Letter writer David Brandenburg argues that the causes and nature of the War of 1812 have been misrepresented in recent coverage of conflict's ("Sun readers aren't getting the truth about War of 1812," July 4). He asserts that it was an unjust war of aggression by the United States.

In his zeal to make the case he fails to acknowledge that the U.S. had legitimate, long-standing and unredressed grievances with Britain. Interference with our trade as a neutral country, impressment of American sailors, and agitation among Native American tribes along our western frontier were three of the most prominent.

For the young and woefully unprepared United States to declare war on the greatest world power of the day speaks to the deep sense of frustration over Britain's failure to respect U.S. sovereignty. It was described by many at the time as a "second war for independence."

Even the initially pacifist lawyer, Francis Scott Key, who called the war "a lump of wickedness," later enlisted in the District of Columbia militia and served as an aide to Gen. Walter Smith.

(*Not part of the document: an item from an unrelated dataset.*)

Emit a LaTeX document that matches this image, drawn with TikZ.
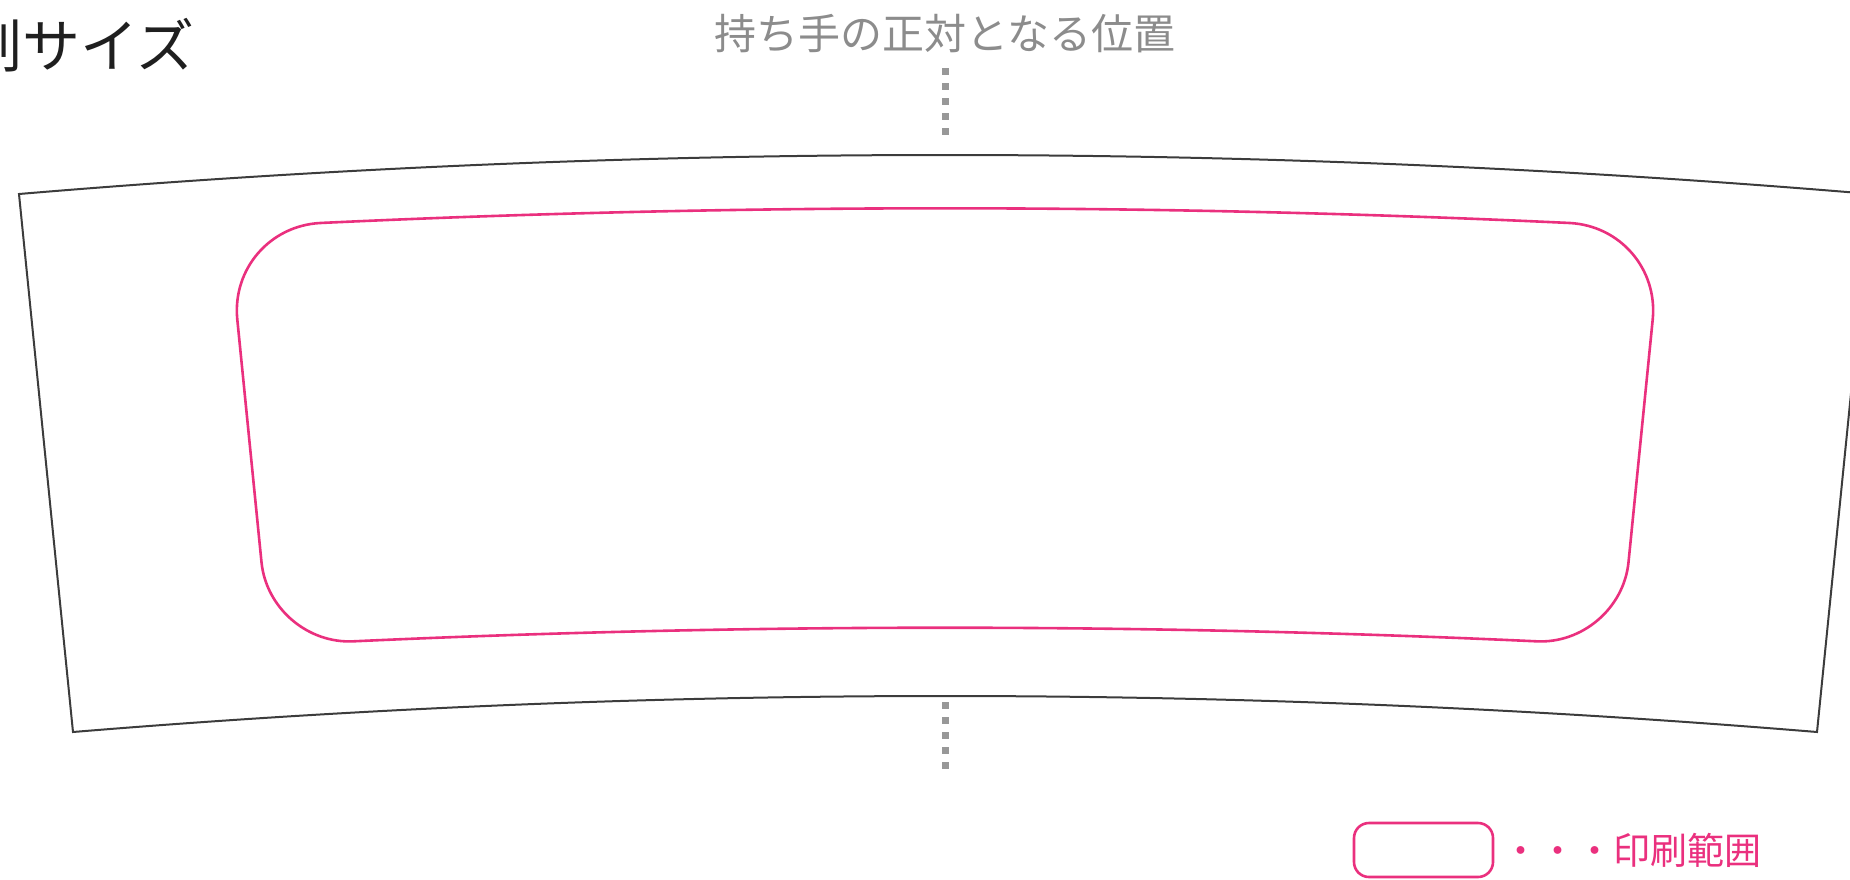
\documentclass[tikz,border=0pt]{standalone}
\usepackage{fontspec}
\newfontfamily\jp{Noto Sans CJK JP}
\usepackage{tikz}
\usetikzlibrary{positioning,calc}
\definecolor{inkpink}{RGB}{234,48,126}
\definecolor{markgray}{RGB}{152,152,152}
\definecolor{textgray}{RGB}{140,140,140}
\definecolor{edgegray}{RGB}{60,60,60}
\tikzset{cupline/.style={draw=edgegray,line width=2pt},
  printarea/.style={draw=inkpink,line width=2.6pt},
  handlemark/.style={draw=markgray,line width=7pt,dash pattern=on 7pt off 8pt}}
\newcommand*{\jpsize}[1]{\jp\fontsize{#1}{#1}\selectfont}

\begin{document}
\begin{tikzpicture}[x=1pt,y=-1pt,inner sep=0pt]
\useasboundingbox (0,0) rectangle (1850,879);
\clip (0,0) rectangle (1850,879);
% Titles
\node[anchor=west,text=black!88] (title) at (-94,45) {\jpsize{58}印刷サイズ};
\node[text=textgray] (handle) at (945,34) {\jpsize{42}持ち手の正対となる位置};
% Marks for the handle position
\draw[handlemark] (945,68) coordinate (mt) -- (945,135);
\draw[handlemark] (945,702) coordinate (mb) -- (945,770);
% Draw the sleeve outline (arcs as quadratic curves)
\coordinate (a) at (19,194);  \coordinate (b) at (1871,194);
\coordinate (c) at (1817,732); \coordinate (d) at (73,732);
\coordinate (ca) at (945,116); \coordinate (cb) at (945,660);
\draw[cupline] (a) .. controls ($(a)!2/3!(ca)$) and ($(b)!2/3!(ca)$) .. (b)
  -- (c) .. controls ($(c)!2/3!(cb)$) and ($(d)!2/3!(cb)$) .. (d) -- cycle;
% Print area: corners and tangent points
\coordinate (k1) at (228.2,228);    \coordinate (k2) at (1661.8,228);
\coordinate (k3) at (1620.2,645.8); \coordinate (k4) at (269.8,645.8);
\coordinate (lt) at (237.3,319.5);  \coordinate (tl) at (320.1,223);
\coordinate (tr) at (1569.9,223);   \coordinate (rt) at (1652.7,319.5);
\coordinate (rb) at (1628.5,562.2); \coordinate (br) at (1536.3,641.3);
\coordinate (bl) at (353.7,641.3);  \coordinate (lb) at (261.5,562.2);
\coordinate (pt) at (945,193.6);    \coordinate (pb) at (945,614.1);
\draw[printarea] (lt) .. controls ($(lt)!0.55!(k1)$) and ($(tl)!0.55!(k1)$) .. (tl)
  .. controls ($(tl)!2/3!(pt)$) and ($(tr)!2/3!(pt)$) .. (tr)
  .. controls ($(tr)!0.55!(k2)$) and ($(rt)!0.55!(k2)$) .. (rt)
  -- (rb)
  .. controls ($(rb)!0.55!(k3)$) and ($(br)!0.55!(k3)$) .. (br)
  .. controls ($(br)!2/3!(pb)$) and ($(bl)!2/3!(pb)$) .. (bl)
  .. controls ($(bl)!0.55!(k4)$) and ($(lb)!0.55!(k4)$) .. (lb)
  -- cycle;
% Legend
\node[printarea,rounded corners=15pt,minimum width=139pt,minimum height=54pt] (key) at (1423.5,850) {};
\node[right=8pt of key,text=inkpink] (keytext) {\jpsize{37}・・・印刷範囲};
\end{tikzpicture}
\end{document}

That Congressional "warhawks" used the pretext of conflict with Britain to further their ambitions to invade and ultimately annex Canada is without question. Several New England states did contemplate secession due to the war's negative impact on their commercial interests with Britain and Canada. No war is without elements of self-serving political and economic motivation, as well as examples of incompetence and atrocities on all sides.

It is well that that the myth of the "good war" is dead. But, the heroic and glorious deeds of individuals and groups — the citizens of Baltimore, for one example — in coming together to defend their homes, their community and their national sovereignty deserve to be deeply respected, long remembered and joyously celebrated.